• Requirement:
Leave the pictures out and retype the lines from the beginning through the line with "const labeledIndices = [0, 11];", both ends included.

• Available data:

-- start --

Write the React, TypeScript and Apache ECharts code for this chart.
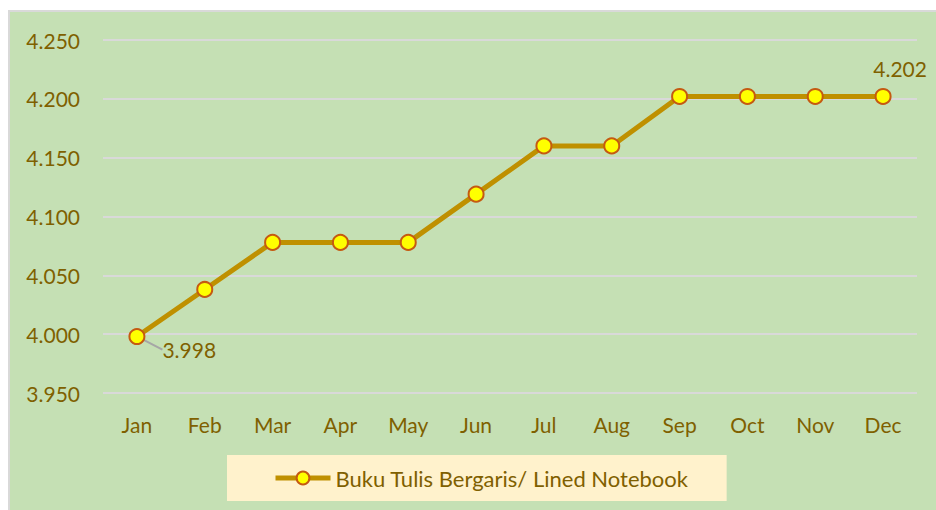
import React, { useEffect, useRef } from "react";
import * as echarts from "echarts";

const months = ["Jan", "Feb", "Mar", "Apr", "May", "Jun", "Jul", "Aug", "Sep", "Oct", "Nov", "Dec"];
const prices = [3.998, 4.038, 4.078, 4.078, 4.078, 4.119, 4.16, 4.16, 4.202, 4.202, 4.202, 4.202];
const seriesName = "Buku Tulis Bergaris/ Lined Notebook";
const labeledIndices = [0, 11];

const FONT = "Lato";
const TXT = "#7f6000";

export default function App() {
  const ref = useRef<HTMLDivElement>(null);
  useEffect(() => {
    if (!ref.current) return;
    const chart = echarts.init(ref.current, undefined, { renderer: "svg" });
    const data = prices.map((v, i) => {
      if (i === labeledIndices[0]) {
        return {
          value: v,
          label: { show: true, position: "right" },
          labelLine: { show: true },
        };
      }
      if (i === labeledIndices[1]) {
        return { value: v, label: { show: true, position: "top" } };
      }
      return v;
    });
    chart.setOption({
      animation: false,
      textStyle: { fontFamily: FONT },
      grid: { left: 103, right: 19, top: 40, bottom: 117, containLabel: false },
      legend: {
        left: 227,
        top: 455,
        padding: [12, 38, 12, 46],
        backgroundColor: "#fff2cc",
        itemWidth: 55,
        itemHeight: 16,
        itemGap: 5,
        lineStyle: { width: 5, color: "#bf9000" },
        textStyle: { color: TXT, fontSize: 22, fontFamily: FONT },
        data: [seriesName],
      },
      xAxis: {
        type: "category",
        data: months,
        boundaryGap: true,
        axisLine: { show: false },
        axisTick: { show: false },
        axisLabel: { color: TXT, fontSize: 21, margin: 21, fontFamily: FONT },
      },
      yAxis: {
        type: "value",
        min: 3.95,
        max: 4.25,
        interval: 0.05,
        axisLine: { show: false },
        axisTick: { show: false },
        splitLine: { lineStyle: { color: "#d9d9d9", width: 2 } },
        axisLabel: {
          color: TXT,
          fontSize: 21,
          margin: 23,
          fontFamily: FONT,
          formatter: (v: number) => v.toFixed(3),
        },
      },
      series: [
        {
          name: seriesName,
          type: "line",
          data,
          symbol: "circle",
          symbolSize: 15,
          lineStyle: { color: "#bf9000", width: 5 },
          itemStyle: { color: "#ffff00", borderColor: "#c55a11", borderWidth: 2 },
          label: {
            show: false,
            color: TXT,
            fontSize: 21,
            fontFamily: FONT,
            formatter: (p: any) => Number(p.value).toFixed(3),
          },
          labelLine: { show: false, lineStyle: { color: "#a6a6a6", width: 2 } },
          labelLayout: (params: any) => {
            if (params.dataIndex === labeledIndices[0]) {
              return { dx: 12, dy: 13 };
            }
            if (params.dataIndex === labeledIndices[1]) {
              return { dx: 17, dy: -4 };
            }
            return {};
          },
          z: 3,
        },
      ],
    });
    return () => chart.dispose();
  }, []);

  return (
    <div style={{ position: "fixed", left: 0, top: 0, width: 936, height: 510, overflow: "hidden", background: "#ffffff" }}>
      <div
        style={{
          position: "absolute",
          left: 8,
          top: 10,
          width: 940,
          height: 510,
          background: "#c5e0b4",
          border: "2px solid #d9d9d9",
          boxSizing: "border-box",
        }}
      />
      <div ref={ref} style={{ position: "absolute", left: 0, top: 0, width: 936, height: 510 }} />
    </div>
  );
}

-- end --

• Output of the exercise:
Write the React, TypeScript and Apache ECharts code for this chart.
import React, { useEffect, useRef } from "react";
import * as echarts from "echarts";

const months = ["Jan", "Feb", "Mar", "Apr", "May", "Jun", "Jul", "Aug", "Sep", "Oct", "Nov", "Dec"];
const prices = [3.998, 4.038, 4.078, 4.078, 4.078, 4.119, 4.16, 4.16, 4.202, 4.202, 4.202, 4.202];
const seriesName = "Buku Tulis Bergaris/ Lined Notebook";
const labeledIndices = [0, 11];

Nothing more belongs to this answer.